Ruth Ozeki, A Tale for the Time Being

"Is it young adult fiction?" That's what I asked Kristine, the former youth group member who recommended it to me (I read an awful lot of young adult fiction these days, to keep up with my kids...dystopian literature is totally forming our young people today - be aware). It looks like young adult fiction, and the main character is a teenage girl. But it's not dystopian, or vampiric, or built on fantastic magical powers. It's about the tsunami, Buddhism, depression, and survival. And it is gorgeous.

Jill McCorkle, Life After Life

I'm not talking about the book with the exact same title, released the exact same year, by Kate Atkinson. That one was more popular, so I didn't read it. This one, though: shew. The main character volunteers in a small-town nursing home, and tells all those old people's stories. I could sit at the knees of octogenarians for weeks on end in real life, listening to their memories and probing for wisdom. That's what Jill McCorkle must have done, sometime in her life, to hit such a perfect tone of wistful humor in this one.

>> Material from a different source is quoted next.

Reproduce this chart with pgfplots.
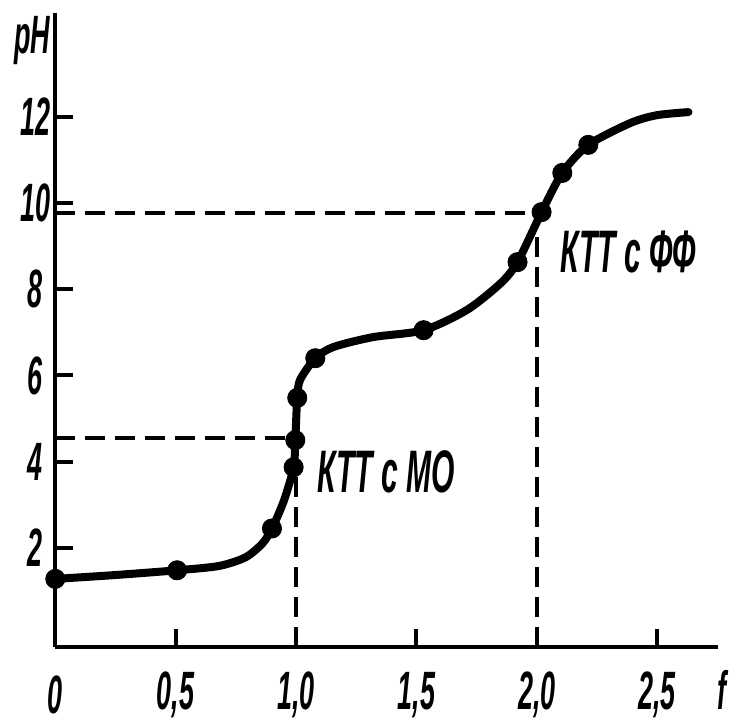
\documentclass[border=0pt]{standalone}
\usepackage{fontspec}
\setmainfont{Liberation Sans}
\newfontfamily\lab[FakeStretch=0.5]{Liberation Sans}
\usepackage{pgfplots}
\pgfplotsset{compat=1.18}
\begin{document}
\begin{tikzpicture}
\useasboundingbox (-27.65pt,-38.5pt) rectangle (340.35pt,323.5pt);
\begin{axis}[
 at={(0,0)}, anchor=south west,
 scale only axis, width=331.5pt, height=317pt,
 xmin=0, xmax=2.754, ymin=-0.30, ymax=14.41,
 axis lines=left,
 axis line style={-, line width=2.2pt},
 tick align=inside, major tick length=9pt,
 tick style={line width=2pt, black},
 xtick={0,0.5,1,1.5,2,2.5},
 xticklabels={0,{0,5},{1,0},{1,5},{2,0},{2,5}},
 ytick={2,4,6,8,10,12},
 yticklabels={2,4,6,8,10,12},
 tick label style={font=\lab\bfseries\itshape\fontsize{27}{27}\selectfont},
 xticklabel style={anchor=center, yshift=-24pt},
 yticklabel style={anchor=center, xshift=-10pt},
 clip=false,
]
% dashed guide lines
\addplot[black, line width=2pt, dash pattern=on 10pt off 5pt] coordinates {(0,4.55) (1.0,4.55)};
\addplot[black, line width=2pt, dash pattern=on 10pt off 5pt] coordinates {(1.0,-0.3) (1.0,4.55)};
\addplot[black, line width=2pt, dash pattern=on 10pt off 5pt] coordinates {(0,9.77) (2.02,9.77)};
\addplot[black, line width=2pt, dash pattern=on 10pt off 5pt] coordinates {(2.0,-0.3) (2.0,9.77)};
% titration curve
\addplot[black, line width=4pt, smooth, tension=0.45, line cap=round] coordinates {
 (0,1.28) (0.25,1.37) (0.506,1.48) (0.68,1.58) (0.79,1.78) (0.86,2.1) (0.9,2.45)
 (0.95,3.1) (0.99,3.87) (0.997,4.5) (1.005,5.48) (1.017,5.9) (1.08,6.40)
 (1.155,6.66) (1.32,6.89) (1.53,7.05) (1.71,7.52) (1.85,8.14) (1.92,8.63)
 (2.02,9.79) (2.106,10.70) (2.214,11.35) (2.39,11.86) (2.50,12.04) (2.63,12.11)
};
% measured points
\addplot[only marks, mark=*, mark size=4.8pt, black] coordinates {
 (0,1.28) (0.506,1.48) (0.9,2.45) (0.99,3.87) (0.997,4.5) (1.005,5.48)
 (1.08,6.40) (1.53,7.05) (1.92,8.63) (2.02,9.79) (2.106,10.70) (2.214,11.35)
};
\node[anchor=west, font=\lab\bfseries\itshape\fontsize{30}{30}\selectfont] at (axis cs:1.059,3.76) {КТТ с МО};
\node[anchor=west, font=\lab\bfseries\itshape\fontsize{30}{30}\selectfont] at (axis cs:2.069,8.86) {КТТ с ФФ};
\node[font=\lab\bfseries\itshape\fontsize{27}{27}\selectfont] at (axis description cs:-0.035,0.957) {pH};
\node[font=\lab\bfseries\itshape\fontsize{27}{27}\selectfont] at (axis description cs:1.006,-0.068) {f};
\end{axis}
\end{tikzpicture}
\end{document}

I like McCorkle, I loved this book.

Sarah Coakley, God, Sexuality and the Self: An Essay on the Trinity

Woefully negligent in my reading of theology this year, I'm not even finished with Coakley's first volume of her systematics. But y'all: if she does in these volumes what she's setting out to do, then I think every theological question I have left will be handily dispensed with, answered. She comes at systematics wielding the concept of "theologie totale," intending to incorporate life - art, music, bodies, theory, intuition, practice - all of life into her theology. Read the book for the early theological outline of gender alone. Ordained as an Anglican priest after working for years in the heady world of the academy, Coakley's trying to orient us back toward a theology meant to be lived, practiced, embodied, incarnated. I love it.